Innovation in the United States could be at risk due to a perfect storm of patent rulings, as well as recently enacted and pending legislation—each having a detrimental effect on patent enforcement efforts. The following three measures that disfavor patent owners could combine with the destructive power of the Greek storm giant Typhoeus: (1) the 2013 America Invents Act (AIA) broadest reasonable interpretation (BRI) rule, which has led to more frequent post-grant invalidation of patents; (2) the Supreme Court’s Alice v. CLS Bank decision, which has led to the invalidation of a multitude of software and business method patents in the information and communications technology (ICT) sector; and (3) pending fee-shifting legislation, which may chill enforcement efforts (collectively, “pro-infringer measures”).

Such rules, precedent, and policies weaken patents, can be used by accused infringers to avoid U.S. intellectual property (IP) rights, and may damage U.S. technology sectors. For example, the pro-infringer measures could open the door for more rapid entry into the U.S. technology sectors by offshore companies that may escape patent infringement actions more easily. Certain trends in the IP world “left unchecked will erode U.S. competitiveness.”1 The combination of the pro-infringer measures may cause a barometric shift in U.S. patent enforcement efforts and sink technology investment, especially in the ICT sector.

AIA Post-Grant Petitions Process Disfavors Patentees and Is Shifting U.S. Patent Enforcement Away from District Courts

The AIA post-grant petitions procedures, including inter partes reviews (IPRs) and covered business method reviews (CBMs) (collectively, “AIA petitions”), are reputed to favor petitioners (e.g., accused infringers) and may be causing a shift with respect to the venue where patent enforcement battles begin in the United States. The tidal wave of AIA petitions hitting the U.S. Patent and Trademark Office (USPTO) evinces a shift away from district court patent enforcement (see figure 1). Also as a result of the pro-infringer nature of the AIA petitions, it appears that a barrier to entry to U.S. technology sectors has been lowered.

Figure 1

The BRI rule enacted under the AIA requires claim terms to be construed in the broadest possible manner. “Our findings suggest that the PTAB [Patent Trial and Appeal Board] should conduct its post issuance review procedures under a claim construction standard that mirrors that of the federal courts, as opposed to the [BRI] standard.”2 The BRI rule implementation results in broad claims that can “read-on” additional prior art references (leading to invalidity).

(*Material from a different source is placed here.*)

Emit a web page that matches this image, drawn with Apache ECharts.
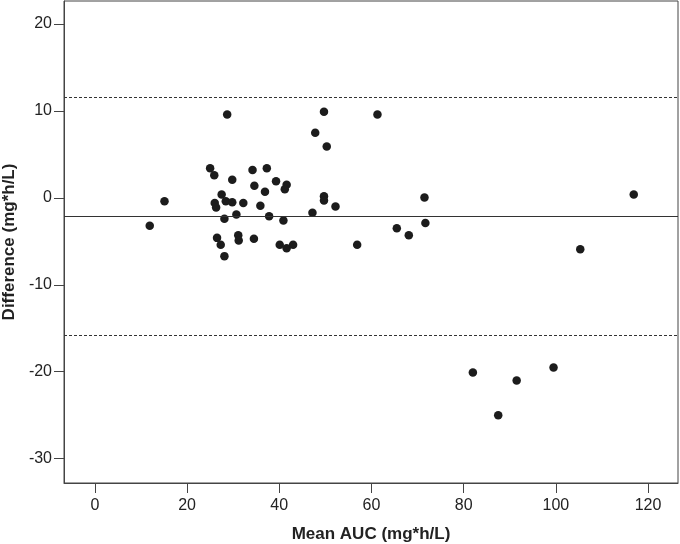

By analogy, if the diameter of a bullseye is expanded, there is an increase in the number of darts thrown at the dartboard that will hit the bullseye. Likewise, expansion of the scope of a claim term using the BRI rule increases the number of prior art publications that will hit the mark—resulting in a higher percentage of claims being invalidated in the AIA petition process. In the first two years of AIA petitions, 73 percent of patents taken through an IPR trial were invalidated.3 In contrast, only 27.1 percent of patents were found invalid by district courts in 2015.4

An unintended consequence of the AIA petitions process—due in a large part to the BRI rule—allows a petitioner to more easily drown a patent. Many district court judges have been staying their patent proceedings in order to await the outcome of the AIA petition trial. As a result, some of the advantages patent owners have had in district court are eliminated during AIA post-grant proceedings. For example, a patent owner’s infringement claims can rain on a defendant’s invalidation efforts during district court litigation. Yet an accused infringer can wash away such infringement allegations by filing an AIA petition (and obtaining a stay of the district court proceeding). During the AIA petition trial, the validity of the patent is the sole issue to be adjudicated. Such a tactical advantage, combined with the high percentage of patents being held invalid by the PTAB, is likely encouraging more AIA petition filings.

The pro-infringer skew of the BRI rule was upheld by the Court of Appeals for the Federal Circuit and continues to cause many patent enforcement actions to blow toward the PTAB and away from district courts. In affirming the PTAB’s use of the BRI rule, the Federal Circuit in July 2015 held that “Congress conveyed rulemaking authority to the [US]PTO to prescribe regulations . . . . If the [BRI] standard is to be changed, that is a matter for Congress. There are pending bills which would do just that.”5 In fact, some of the proposed bills have eliminated BRI rule changes. In view of the Federal Circuit’s laissez-faire attitude and the lack of any BRI changes from bills most recently being considered by Congress, dark clouds will likely continue to hang over patent owners in the United States due to biased PTAB rules.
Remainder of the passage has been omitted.